Loss: Severing My Tongue
As a child, I lost my ancestral languages to a well-meaning but misguided speech pathologist who convinced my parents that multilingualism in a minor African tongue would hold me back in the meritocratic rat race. Bantu languages were replaced by pitch perfect English, the colonizer’s language. This erasure mirrored the larger history of African languages suppressed under colonial rule, where speaking otherwise marked one as less-than-human.
My efforts to reclaim KiSwahili, KiKerewe, KiJita, and KiBwari and reconnect with ancestral knowledge reflect a broader commitment to reviving what colonial systems sought to destroy. This journey aligns with AI&D, which reclaims divinatory practices as living alternatives to extractive technologies, and Reparative Ecologies, which honors ancestral ways of tending the land. Relearning these languages is not merely about recovering the past—it is an act of imagining futures where these systems flourish again.
Creativity: Deschooling as Defiance
Dropping out of the academy was an act of defiance against a system that sought to contain and commodify knowledge. The university was a space of conformity, not creativity—a place where the logic of extraction reigned. Leaving it behind allowed me to explore alternative ways of learning, grounded in collaboration, curiosity, and care.

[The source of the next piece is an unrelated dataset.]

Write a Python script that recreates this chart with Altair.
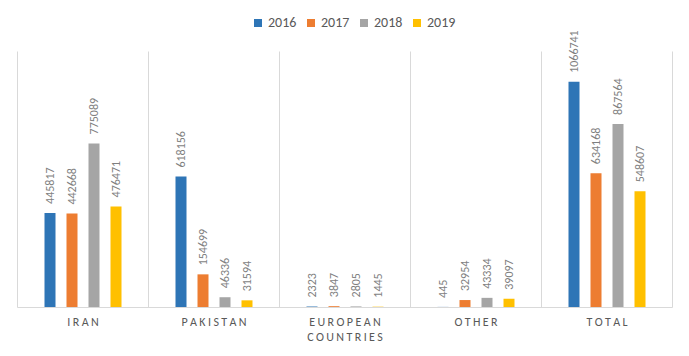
import altair as alt
import pandas as pd

categories = ["IRAN", "PAKISTAN", "EUROPEAN COUNTRIES", "OTHER", "TOTAL"]
years = ["2016", "2017", "2018", "2019"]
v2016 = [445817, 618156, 2323, 445, 1066741]
v2017 = [442668, 154699, 3847, 32954, 634168]
v2018 = [775089, 46336, 2805, 43334, 867564]
v2019 = [476471, 31594, 1445, 39097, 548607]
colors = ["#2E75B6", "#ED7D31", "#A5A5A5", "#FFC000"]

rows = []
for yr, vals in zip(years, [v2016, v2017, v2018, v2019]):
    for c, v in zip(categories, vals):
        rows.append({"category": c, "year": yr, "value": v})
df = pd.DataFrame(rows)

FONT = "Carlito, Liberation Sans Narrow, Liberation Sans, sans-serif"
TS = "\u2009"
label_expr = f"split(join(split(datum.label, ''), '{TS}'), '{TS} {TS}')"

x = alt.X(
    "category:N",
    sort=categories,
    scale=alt.Scale(paddingInner=0, paddingOuter=0),
    axis=alt.Axis(
        title=None,
        labelAngle=0,
        labelExpr=label_expr,
        labelFont=FONT,
        labelFontSize=12,
        labelColor="#595959",
        labelPadding=9,
        labelLineHeight=15,
        ticks=False,
        grid=True,
        gridColor="#D9D9D9",
        tickBand="extent",
        domainColor="#D9D9D9",
    ),
)
xo = alt.XOffset(
    "year:N",
    sort=years,
    scale=alt.Scale(range=[22, 110], paddingInner=0.5, paddingOuter=0.25),
)
y = alt.Y("value:Q", scale=alt.Scale(domain=[0, 1213000], nice=False), axis=None)

bars = alt.Chart(df).mark_bar().encode(
    x=x,
    xOffset=xo,
    y=y,
    color=alt.Color(
        "year:N",
        sort=years,
        scale=alt.Scale(domain=years, range=colors),
        legend=alt.Legend(
            title=None,
            orient="none",
            direction="horizontal",
            legendX=234,
            legendY=-35,
            symbolType="square",
            symbolSize=64,
            symbolStrokeWidth=0,
            labelFont=FONT,
            labelFontSize=14,
            labelColor="#595959",
            columnPadding=7,
            labelOffset=3,
        ),
    ),
)

labels = alt.Chart(df).mark_text(
    angle=270,
    align="left",
    baseline="middle",
    dx=9,
    font=FONT,
    fontSize=12,
    color="#7F7F7F",
).encode(
    x=alt.X("category:N", sort=categories),
    xOffset=xo,
    y=y,
    text="value:Q",
)

chart = (
    alt.layer(bars, labels)
    .properties(
        width=655,
        height=256,
        autosize=alt.AutoSizeParams(type="none"),
        padding={"left": 17, "top": 51, "right": 17, "bottom": 49},
        background="white",
    )
    .configure_view(stroke=None)
)

chart.save("out.html", embed_options={"renderer": "svg", "actions": False})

This ethos drives BADS_lab, where decolonial practices of art and science converge, and projects like Measure with Care and Infopoiēsis, which explore the relational and performative dimensions of knowledge production. Writing, for me, remains central to this work: a way to resist commodification and imagine new forms of collective knowing. These acts of creation are refusals to let Empire define what knowledge is and who it belongs to.
Everydayness: Resistance in the Mundane
The most profound lessons I’ve learned have come from everyday acts of care and resistance. Watching my mother, a social worker, navigate systems designed to fail, I saw how she created spaces of care where none existed. Her work, though unglamorous, was transformative—an everyday resistance to the world’s indifference.
These lessons shape projects like Reparative Ecologies and Maroon Infrastructures, which integrate care and creativity into ecological and communal systems. My mother’s advocacy, her careful choice of words in reports, taught me the power of language to resist erasure—a principle that informs the Process Germ Bank’s efforts to archive and disseminate these small but vital acts of care and creation.
Refusal: Beyond Survival
My history is one of refusal—refusal to be silenced, erased, or defined by systems that view me as a problem to be managed. From resisting the rigid discipline of academic conformity to reclaiming ancestral languages and refusing meritocratic hierarchies, my life has been a commitment to something beyond survival. I strive to create, to dream, and to build systems where survival is not the end goal but the starting point.
This commitment animates the interconnected projects I pursue. AGAPE offers a critique of systemic injustice, while Fugitive Erotics reimagines intimacy and relationality as forms of liberation. Reparative Ecologies and Maroon Infrastructures apply these principles to real-world contexts, while the Process Germ Bank ensures their survival and adaptability. Together, these efforts reflect a refusal to accept the world as it is and an insistence on imagining what it could be.